April 2 (Reuters) - Japanese stocks saw the largest weekly foreign fund outflow in two decades in the week through March 28, as surging oil prices driven by the Middle East war raised fears of weaker global growth and corporate earnings.
Foreigners dumped a net 4.45 trillion yen ($27.92 billion) of Japanese stocks in their largest weekly net sales since at least January 2005, since when the statistics are available with the Ministry of Finance in Japan.
Foreigners have divested nearly 8.35 trillion yen worth of Japanese shares since the war in Iran started on February 28.
Markets recoiled on Thursday as war jitters over Iran intensified, with stocks falling, oil surging after U.S. President Donald Trump said Washington could strike Iran "extremely hard" within weeks, dashing hopes for clarity on when the Middle East conflict might end.
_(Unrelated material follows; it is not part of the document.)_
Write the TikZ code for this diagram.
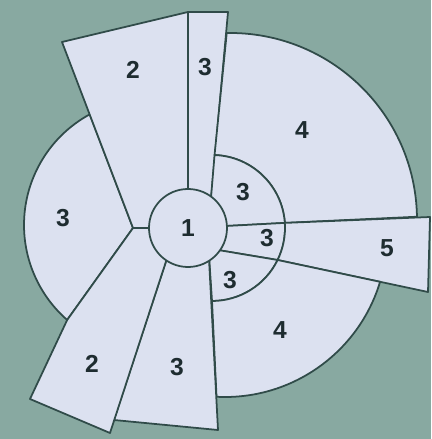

Japanese bonds faced a sharp 6.81 trillion yen worth of foreign outflows, the largest for a week since December 2022.
Foreigners ditched long-term Japanese bonds of 2.65 trillion yen and short-term bonds of 4.16 trillion yen in their largest weekly net sales since December 27, 2025.
Elsewhere, Japanese investors added a net 140.6 billion yen worth of foreign stocks as they extended their recent streak of net purchases to a sixth successive week.
They, however, sold long-term foreign bonds of 945.4 billion yen and short-term bonds of 224.4 billion yen.